Cuanto más poderosa sea una familia, más búfalos se sacrificarán en un entierro. Se asegura así el éxito en el tránsito de un mundo a otro y reviste también de buena fortuna y poder a la familia. Pero a veces pasan semanas o meses hasta que la familia consigue reunir el dinero para el funeral. Incluso pueden llegar a endeudarse para conseguirlo. El cadáver, entretanto, se conserva con ungüentos. La primera visita del día es un poblado toraja. De camino, Babú me explica que, recientemente, una familia sacrificó 150 búfalos en un entierro. Y cada uno vale unos 1.000€. Pasamos por una aldea donde un hombre exhibe un búfalo albino junto a la caseta donde vive. Los albinos son más codiciados, 20.000€ por uno adulto. El que vemos es joven, una buena inversión. Aunque también algo arriesgada.
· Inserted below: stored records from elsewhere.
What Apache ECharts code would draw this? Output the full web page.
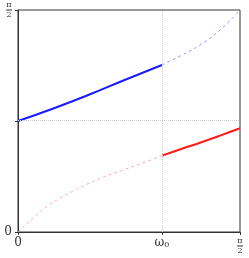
<!DOCTYPE html>
<html>
<head>
<meta charset="utf-8">
<script src="https://cdn.jsdelivr.net/npm/echarts@6/dist/echarts.min.js"></script>
<style>html,body{margin:0;padding:0;background:#fff;}#c{width:249px;height:258px;}</style>
</head>
<body>
<div id="c"></div>
<script>
var HALF_PI = Math.PI / 2;
var OMEGA0 = 1.019;
var MID = Math.PI / 4;

var xTicks = [0, OMEGA0, HALF_PI];
var xTickLabels = ['0', 'ω0', 'π/2'];
var yTicks = [0, MID, HALF_PI];
var yTickLabels = ['0', '', 'π/2'];

var blueSolidX = [0, 0.25, 0.5094, 0.75, 1.019];
var blueSolidY = [0.7854, 0.874, 0.9743, 1.074, 1.1816];
var blueDashX = [1.019, 1.15, 1.2878, 1.43, 1.5708];
var blueDashY = [1.1816, 1.247, 1.3231, 1.43, 1.5708];

var redDashX = [0, 0.0495, 0.1295, 0.2101, 0.2993, 0.3941, 0.4882, 0.5873, 0.7337, 0.8844, 1.019];
var redDashY = [0, 0.0446, 0.118, 0.184, 0.240, 0.292, 0.338, 0.382, 0.435, 0.489, 0.54];
var redSolidX = [1.019, 1.15, 1.2878, 1.43, 1.5708];
var redSolidY = [0.54, 0.586, 0.632, 0.682, 0.7337];

function pairs(xs, ys) { return xs.map(function (x, i) { return [x, ys[i]]; }); }

var FONT = 'DejaVu Serif';
var fracRich = {
  n: { fontFamily: FONT, fontSize: 8, color: '#333', align: 'center', lineHeight: 8 },
  l: { width: 6, height: 1, backgroundColor: '#333', lineHeight: 2, align: 'center' },
  d: { fontFamily: FONT, fontSize: 8, color: '#333', align: 'center', lineHeight: 8 },
  w: { fontFamily: FONT, fontSize: 12, color: '#333' },
  s: { fontFamily: FONT, fontSize: 8, color: '#333', verticalAlign: 'bottom', padding: [4, 0, 0, 0] }
};
function fmt(label) {
  if (label === 'π/2') return '{n|π}\n{l|}\n{d|2}';
  if (label === 'ω0') return '{w|ω}{s|0}';
  return label;
}

var chart = echarts.init(document.getElementById('c'), null, { renderer: 'canvas' });
chart.setOption({
  animation: false,
  backgroundColor: '#fff',
  grid: { left: 18, right: 9, top: 10, bottom: 26, show: true, borderColor: '#333', borderWidth: 1, backgroundColor: 'transparent' },
  xAxis: {
    type: 'value', min: 0, max: HALF_PI,
    axisLine: { show: true, lineStyle: { color: '#333', width: 1 } },
    axisTick: { show: true, length: 3, customValues: xTicks, lineStyle: { color: '#333' } },
    axisLabel: {
      customValues: xTicks, margin: 5, color: '#333', fontFamily: FONT, fontSize: 12,
      formatter: function (v) { var i = xTicks.indexOf(v); return fmt(xTickLabels[i]); },
      rich: fracRich
    },
    splitLine: { show: false }
  },
  yAxis: {
    type: 'value', min: 0, max: HALF_PI,
    axisLine: { show: true, lineStyle: { color: '#333', width: 1 } },
    axisTick: { show: true, length: 3, customValues: yTicks, lineStyle: { color: '#333' } },
    axisLabel: {
      customValues: yTicks, margin: 6, color: '#333', fontFamily: FONT, fontSize: 12,
      formatter: function (v) { var i = yTicks.indexOf(v); return fmt(yTickLabels[i]); },
      rich: fracRich
    },
    splitLine: { show: false }
  },
  series: [
    {
      type: 'line', data: pairs(redDashX, redDashY), smooth: true, showSymbol: false,
      lineStyle: { color: '#ffaaaa', width: 1, type: [3, 3] },
      markLine: {
        silent: true, symbol: 'none', label: { show: false },
        lineStyle: { color: '#d0d0d0', width: 1, type: [1, 1] },
        data: [{ xAxis: OMEGA0 }, { yAxis: MID }]
      },
      z: 2
    },
    {
      type: 'line', data: pairs(blueDashX, blueDashY), smooth: true, showSymbol: false,
      lineStyle: { color: '#9999ff', width: 1, type: [3, 3] }, z: 2
    },
    {
      type: 'line', data: pairs(blueSolidX, blueSolidY), smooth: true, showSymbol: false,
      lineStyle: { color: '#1a1aff', width: 2 }, z: 3
    },
    {
      type: 'line', data: pairs(redSolidX, redSolidY), smooth: true, showSymbol: false,
      lineStyle: { color: '#ff1a1a', width: 2 }, z: 3
    }
  ]
});
</script>
</body>
</html>
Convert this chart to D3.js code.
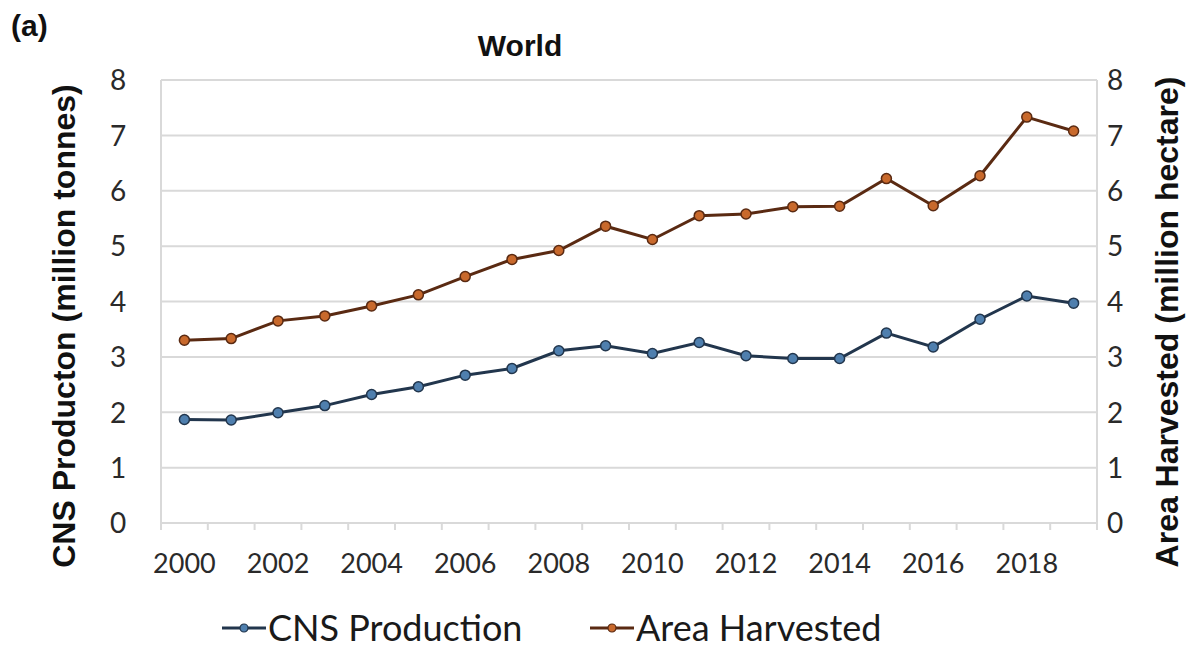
<!DOCTYPE html>
<html>
<head>
<meta charset="utf-8">
<script src="https://cdn.jsdelivr.net/npm/d3@7"></script>
<style>
  html, body { margin: 0; padding: 0; background: #ffffff; }
  svg { display: block; }
</style>
</head>
<body>
<svg id="chart" width="1191" height="648"></svg>
<script>
// World cashew (CNS) production and harvested area, 2000-2019
const years = d3.range(2000, 2020);
const cnsProduction = [1.87, 1.86, 1.99, 2.12, 2.32, 2.46, 2.67, 2.79, 3.11, 3.20,
                       3.06, 3.26, 3.02, 2.97, 2.97, 3.43, 3.18, 3.68, 4.10, 3.97];
const areaHarvested = [3.30, 3.33, 3.65, 3.74, 3.92, 4.12, 4.45, 4.76, 4.92, 5.36,
                       5.12, 5.55, 5.58, 5.71, 5.72, 6.22, 5.73, 6.27, 7.33, 7.08];
const yTicks = [0, 1, 2, 3, 4, 5, 6, 7, 8];
const xLabelYears = [2000, 2002, 2004, 2006, 2008, 2010, 2012, 2014, 2016, 2018];

const seriesNames = ["CNS Production", "Area Harvested"];
const lineColors = ["#22364d", "#5a2a12"];
const markerColors = ["#4f7fae", "#c8692c"];

const svg = d3.select("#chart");
const margin = { left: 161, right: 94, top: 80, bottom: 125 };
const W = 1191, H = 648;
const plotW = W - margin.left - margin.right;
const plotH = H - margin.top - margin.bottom;

const x = d3.scaleBand().domain(years).range([0, plotW]);
const yLeft = d3.scaleLinear().domain([0, 8]).range([plotH, 0]);
const yRight = d3.scaleLinear().domain([0, 8]).range([plotH, 0]);

const g = svg.append("g").attr("transform", `translate(${margin.left},${margin.top})`);

const tickFont = "Lato, 'Open Sans', sans-serif";
const boldFont = "'Liberation Sans', Arial, sans-serif";
const gridColor = "#d9d9d9";
const tickColor = "#2a2a2a";

// horizontal gridlines
g.append("g")
  .selectAll("line")
  .data(yTicks)
  .join("line")
  .attr("x1", 0).attr("x2", plotW)
  .attr("y1", d => yLeft(d)).attr("y2", d => yLeft(d))
  .attr("stroke", gridColor).attr("stroke-width", 2);

// left and right axis lines
g.append("line").attr("x1", 0).attr("x2", 0).attr("y1", 0).attr("y2", plotH)
  .attr("stroke", gridColor).attr("stroke-width", 2);
g.append("line").attr("x1", plotW).attr("x2", plotW).attr("y1", 0).attr("y2", plotH)
  .attr("stroke", gridColor).attr("stroke-width", 2);

// left axis
const leftAxis = g.append("g").call(d3.axisLeft(yLeft).tickValues(yTicks).tickSize(0).tickPadding(43));
leftAxis.select(".domain").remove();
leftAxis.selectAll("text")
  .attr("font-family", tickFont).attr("font-size", 28).attr("fill", tickColor)
  .attr("text-anchor", "middle").attr("dy", "0.35em");

// right axis
const rightAxis = g.append("g").attr("transform", `translate(${plotW},0)`)
  .call(d3.axisRight(yRight).tickValues(yTicks).tickSize(0).tickPadding(18));
rightAxis.select(".domain").remove();
rightAxis.selectAll("text")
  .attr("font-family", tickFont).attr("font-size", 28).attr("fill", tickColor)
  .attr("text-anchor", "middle").attr("dy", "0.35em");

// x axis: tick marks between categories, labels on every other year
const xAxisG = g.append("g").attr("transform", `translate(0,${plotH})`);
xAxisG.append("line").attr("x1", 0).attr("x2", plotW).attr("y1", 0).attr("y2", 0)
  .attr("stroke", gridColor).attr("stroke-width", 2);
const boundaries = d3.range(0, years.length + 1);
xAxisG.selectAll("line.tick")
  .data(boundaries)
  .join("line")
  .attr("class", "tick")
  .attr("x1", i => i * x.step()).attr("x2", i => i * x.step())
  .attr("y1", 0).attr("y2", 7)
  .attr("stroke", gridColor).attr("stroke-width", 2);
const xAxis = d3.axisBottom(x).tickValues(xLabelYears).tickSize(0).tickPadding(31);
const xLabels = g.append("g").attr("transform", `translate(0,${plotH})`).call(xAxis);
xLabels.select(".domain").remove();
xLabels.selectAll("text")
  .attr("font-family", tickFont).attr("font-size", 27).attr("fill", tickColor);

// series lines and markers
const series = [
  { name: seriesNames[0], values: cnsProduction, scale: yLeft },
  { name: seriesNames[1], values: areaHarvested, scale: yRight }
];
series.forEach((s, si) => {
  const line = d3.line()
    .x((d, i) => x(years[i]) + x.bandwidth() / 2)
    .y(d => s.scale(d));
  g.append("path")
    .datum(s.values)
    .attr("fill", "none")
    .attr("stroke", lineColors[si])
    .attr("stroke-width", 3)
    .attr("d", line);
  g.append("g")
    .selectAll("circle")
    .data(s.values)
    .join("circle")
    .attr("cx", (d, i) => x(years[i]) + x.bandwidth() / 2)
    .attr("cy", d => s.scale(d))
    .attr("r", 5)
    .attr("fill", markerColors[si])
    .attr("stroke", lineColors[si])
    .attr("stroke-width", 1.5);
});

// panel label and title
svg.append("text").attr("x", 11).attr("y", 36)
  .attr("font-family", boldFont).attr("font-weight", "bold")
  .attr("font-size", 30).attr("fill", "#111").text("(a)");
svg.append("text").attr("x", 520).attr("y", 56).attr("text-anchor", "middle")
  .attr("font-family", boldFont).attr("font-weight", "bold")
  .attr("font-size", 30).attr("fill", "#111").text("World");

// axis titles
svg.append("text")
  .attr("transform", `translate(75,326) rotate(-90)`)
  .attr("text-anchor", "middle")
  .attr("font-family", boldFont).attr("font-weight", "bold")
  .attr("font-size", 32).attr("fill", "#111")
  .text("CNS Producton (million tonnes)");
svg.append("text")
  .attr("transform", `translate(1178,322) rotate(-90)`)
  .attr("text-anchor", "middle")
  .attr("font-family", boldFont).attr("font-weight", "bold")
  .attr("font-size", 32).attr("fill", "#111")
  .text("Area Harvested (million hectare)");

// legend
const legendItems = [
  { name: seriesNames[0], x: 222 },
  { name: seriesNames[1], x: 590 }
];
const legendY = 628;
legendItems.forEach((it, i) => {
  const lg = svg.append("g").attr("transform", `translate(${it.x},${legendY})`);
  lg.append("line").attr("x1", 0).attr("x2", 44).attr("y1", 0).attr("y2", 0)
    .attr("stroke", lineColors[i]).attr("stroke-width", 3);
  lg.append("circle").attr("cx", 22).attr("cy", 0).attr("r", 4)
    .attr("fill", markerColors[i]).attr("stroke", lineColors[i]).attr("stroke-width", 1.2);
  lg.append("text").attr("x", 46).attr("y", 0).attr("dy", "0.36em")
    .attr("font-family", tickFont).attr("font-size", 36).attr("fill", "#1a1a1a")
    .text(it.name);
});
</script>
</body>
</html>
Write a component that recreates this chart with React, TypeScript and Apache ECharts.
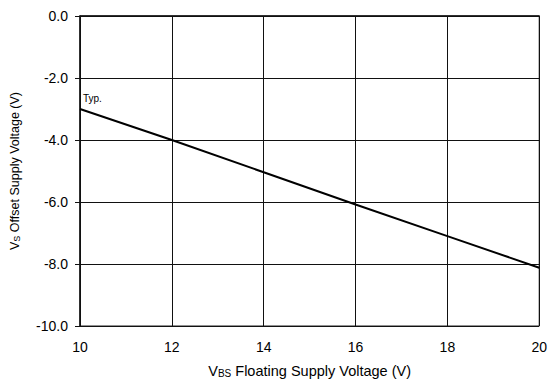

En ocasión de algún entierro importante también se celebran las conocidas peleas de búfalos. Se juntan los búfalos casa por casa y se llevan al recinto de la pelea. Aunque las apuestas están prohibidas en Indonesia, la policía las permite en esas ocasiones. Es una “excepción tradicional”.
Las tongkonan, las casas tradicionales de las fotos con forma de barco, se construyen en alto, sobre pilotes de madera que las levantan más de un metro del suelo. Se dice que los primeros habitantes de Tana Toraja eran indochinos, navegantes, y que construyeron las casas con la forma de los barcos en que habían hecho la travesía porque sus hijos, nacidos en el mar, querían seguir viviendo en barcos. Obviamente, también es una defensa contra los animales pero no contra los espíritus, que merodearán libremente por su antiguo hogar hasta que se celebre el funeral. Tras éste se enterrará el cadáver en piedra.
Tras la aldea, Babú me lleva por los caminos de tierra que dan acceso a las mejores vistas de la tierra toraja. El arroz todavía no está alto y las terrazas están inundadas de agua. Es una tierra montañosa, de lluvia frecuente y clima moderado, iluminada por el verde. Las mujeres trabajan sumergidas en el agua, con el sombrero triangular tradicional. Una madre lo hace con sus tres hijas, que enseguida dejan las azadas para venir a saludar. El cielo se ennegrece de pronto y paramos a comer. Los niños indonesios, omnipresentes, corretean por el restaurante, un hotel construido en madera y con magníficas vistas. La lluvia es también un espectáculo en Indonesia. El cielo parece resquebrajarse por rayos azulados, que brillan, lejanos, entre las columnas de nubes.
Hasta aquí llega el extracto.